▶ **Written instruction**
In the entries below, which lines run from the one containing "Write the matplotlib code for this chart." to the one containing "from matplotlib.patches import Patch"? Copy exactly those lines, ends included, and no others.

________________________________________

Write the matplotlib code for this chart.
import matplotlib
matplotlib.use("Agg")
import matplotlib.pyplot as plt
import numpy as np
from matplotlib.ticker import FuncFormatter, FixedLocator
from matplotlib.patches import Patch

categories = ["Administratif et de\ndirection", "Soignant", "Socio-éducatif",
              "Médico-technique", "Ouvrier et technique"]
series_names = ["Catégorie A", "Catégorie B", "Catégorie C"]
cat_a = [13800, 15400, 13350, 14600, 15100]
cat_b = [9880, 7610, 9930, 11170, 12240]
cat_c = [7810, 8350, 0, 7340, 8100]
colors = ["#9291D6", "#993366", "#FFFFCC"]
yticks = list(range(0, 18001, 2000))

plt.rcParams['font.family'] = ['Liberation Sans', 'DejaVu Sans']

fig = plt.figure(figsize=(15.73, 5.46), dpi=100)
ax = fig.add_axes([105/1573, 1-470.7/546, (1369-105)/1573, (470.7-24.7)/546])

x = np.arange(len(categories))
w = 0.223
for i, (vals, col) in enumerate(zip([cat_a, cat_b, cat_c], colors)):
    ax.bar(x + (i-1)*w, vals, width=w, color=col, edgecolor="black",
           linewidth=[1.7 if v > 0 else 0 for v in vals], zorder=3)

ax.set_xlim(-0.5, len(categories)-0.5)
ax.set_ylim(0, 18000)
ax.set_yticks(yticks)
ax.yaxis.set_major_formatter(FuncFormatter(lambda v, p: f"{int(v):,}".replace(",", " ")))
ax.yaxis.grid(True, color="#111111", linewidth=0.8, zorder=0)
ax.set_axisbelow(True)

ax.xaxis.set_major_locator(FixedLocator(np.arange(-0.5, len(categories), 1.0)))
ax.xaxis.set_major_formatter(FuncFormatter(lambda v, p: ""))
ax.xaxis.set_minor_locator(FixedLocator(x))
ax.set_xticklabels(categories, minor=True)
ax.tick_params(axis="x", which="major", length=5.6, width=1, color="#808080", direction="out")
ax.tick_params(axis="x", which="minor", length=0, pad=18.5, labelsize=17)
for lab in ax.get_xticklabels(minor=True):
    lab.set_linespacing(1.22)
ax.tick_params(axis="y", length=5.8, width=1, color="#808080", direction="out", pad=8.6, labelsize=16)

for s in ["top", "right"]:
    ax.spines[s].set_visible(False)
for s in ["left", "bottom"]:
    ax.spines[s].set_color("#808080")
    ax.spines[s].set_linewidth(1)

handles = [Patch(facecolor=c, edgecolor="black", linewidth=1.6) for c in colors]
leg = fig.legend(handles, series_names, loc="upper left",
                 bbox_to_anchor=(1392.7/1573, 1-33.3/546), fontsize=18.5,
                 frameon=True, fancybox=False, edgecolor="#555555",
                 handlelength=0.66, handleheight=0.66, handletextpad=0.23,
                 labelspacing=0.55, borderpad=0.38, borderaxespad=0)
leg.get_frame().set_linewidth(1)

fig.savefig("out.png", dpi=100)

________________________________________

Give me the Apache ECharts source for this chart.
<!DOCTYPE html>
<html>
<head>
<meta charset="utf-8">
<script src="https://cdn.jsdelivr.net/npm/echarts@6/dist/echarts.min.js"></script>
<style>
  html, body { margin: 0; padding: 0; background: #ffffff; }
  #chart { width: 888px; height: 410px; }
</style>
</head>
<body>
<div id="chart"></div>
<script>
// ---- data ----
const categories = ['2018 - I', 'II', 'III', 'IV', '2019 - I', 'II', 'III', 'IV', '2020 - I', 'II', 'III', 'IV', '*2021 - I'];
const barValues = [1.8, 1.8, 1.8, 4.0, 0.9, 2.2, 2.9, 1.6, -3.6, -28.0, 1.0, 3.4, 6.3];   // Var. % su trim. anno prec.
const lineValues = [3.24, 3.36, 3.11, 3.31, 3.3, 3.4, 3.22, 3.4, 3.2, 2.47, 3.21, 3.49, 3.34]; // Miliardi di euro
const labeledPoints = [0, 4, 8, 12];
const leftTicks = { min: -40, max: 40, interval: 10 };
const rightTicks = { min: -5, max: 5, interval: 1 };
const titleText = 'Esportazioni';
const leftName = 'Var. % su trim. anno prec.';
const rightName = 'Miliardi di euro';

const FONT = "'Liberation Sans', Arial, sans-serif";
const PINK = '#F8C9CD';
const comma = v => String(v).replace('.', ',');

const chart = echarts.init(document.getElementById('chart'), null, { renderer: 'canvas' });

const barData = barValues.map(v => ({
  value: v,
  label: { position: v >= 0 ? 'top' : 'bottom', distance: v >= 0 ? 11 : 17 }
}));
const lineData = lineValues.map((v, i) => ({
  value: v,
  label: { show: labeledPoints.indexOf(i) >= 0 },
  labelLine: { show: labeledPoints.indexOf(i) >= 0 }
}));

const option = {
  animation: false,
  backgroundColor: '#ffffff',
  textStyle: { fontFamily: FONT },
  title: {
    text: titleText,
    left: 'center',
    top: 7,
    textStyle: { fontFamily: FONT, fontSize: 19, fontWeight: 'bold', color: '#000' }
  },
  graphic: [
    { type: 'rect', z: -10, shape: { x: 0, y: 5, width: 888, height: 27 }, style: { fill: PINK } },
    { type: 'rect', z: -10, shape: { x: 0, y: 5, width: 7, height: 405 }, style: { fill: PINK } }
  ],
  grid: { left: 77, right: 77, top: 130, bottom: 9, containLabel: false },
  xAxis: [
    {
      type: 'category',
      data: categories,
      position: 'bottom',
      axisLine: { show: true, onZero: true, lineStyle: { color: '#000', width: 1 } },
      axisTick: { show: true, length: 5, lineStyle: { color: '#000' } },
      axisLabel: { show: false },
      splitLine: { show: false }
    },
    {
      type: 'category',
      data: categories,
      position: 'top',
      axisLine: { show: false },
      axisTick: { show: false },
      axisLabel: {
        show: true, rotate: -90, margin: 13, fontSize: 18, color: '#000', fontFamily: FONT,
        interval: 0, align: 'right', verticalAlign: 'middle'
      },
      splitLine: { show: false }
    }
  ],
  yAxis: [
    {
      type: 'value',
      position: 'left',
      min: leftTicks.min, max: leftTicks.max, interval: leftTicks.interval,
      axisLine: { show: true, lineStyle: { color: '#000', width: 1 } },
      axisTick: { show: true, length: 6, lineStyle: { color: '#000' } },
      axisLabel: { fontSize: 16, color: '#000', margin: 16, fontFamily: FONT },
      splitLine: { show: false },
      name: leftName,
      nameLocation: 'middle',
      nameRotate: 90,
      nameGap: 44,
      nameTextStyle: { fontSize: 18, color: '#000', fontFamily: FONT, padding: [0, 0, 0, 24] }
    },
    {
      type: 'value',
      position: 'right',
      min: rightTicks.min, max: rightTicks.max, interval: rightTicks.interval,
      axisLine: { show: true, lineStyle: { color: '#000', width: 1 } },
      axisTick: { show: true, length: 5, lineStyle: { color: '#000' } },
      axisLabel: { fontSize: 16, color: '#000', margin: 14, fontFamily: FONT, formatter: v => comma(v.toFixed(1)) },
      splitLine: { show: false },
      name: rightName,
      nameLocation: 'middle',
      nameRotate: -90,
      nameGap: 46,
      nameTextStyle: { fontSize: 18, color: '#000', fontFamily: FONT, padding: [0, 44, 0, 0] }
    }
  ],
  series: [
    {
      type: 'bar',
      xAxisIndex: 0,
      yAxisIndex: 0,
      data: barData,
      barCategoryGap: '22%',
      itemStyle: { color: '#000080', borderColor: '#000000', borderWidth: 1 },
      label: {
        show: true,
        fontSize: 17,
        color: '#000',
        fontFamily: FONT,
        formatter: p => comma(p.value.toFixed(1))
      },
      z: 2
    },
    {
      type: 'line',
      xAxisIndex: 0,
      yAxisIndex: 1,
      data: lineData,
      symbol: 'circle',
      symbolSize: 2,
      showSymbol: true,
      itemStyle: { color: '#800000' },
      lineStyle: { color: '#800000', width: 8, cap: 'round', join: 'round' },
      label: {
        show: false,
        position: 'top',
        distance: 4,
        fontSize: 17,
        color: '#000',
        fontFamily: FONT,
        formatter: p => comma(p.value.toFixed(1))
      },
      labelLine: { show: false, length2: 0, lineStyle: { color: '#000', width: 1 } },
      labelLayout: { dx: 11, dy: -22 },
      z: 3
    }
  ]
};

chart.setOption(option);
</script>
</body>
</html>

________________________________________

▶ **Output of the exercise**
Write the matplotlib code for this chart.
import matplotlib
matplotlib.use("Agg")
import matplotlib.pyplot as plt
import numpy as np
from matplotlib.ticker import FuncFormatter, FixedLocator
from matplotlib.patches import Patch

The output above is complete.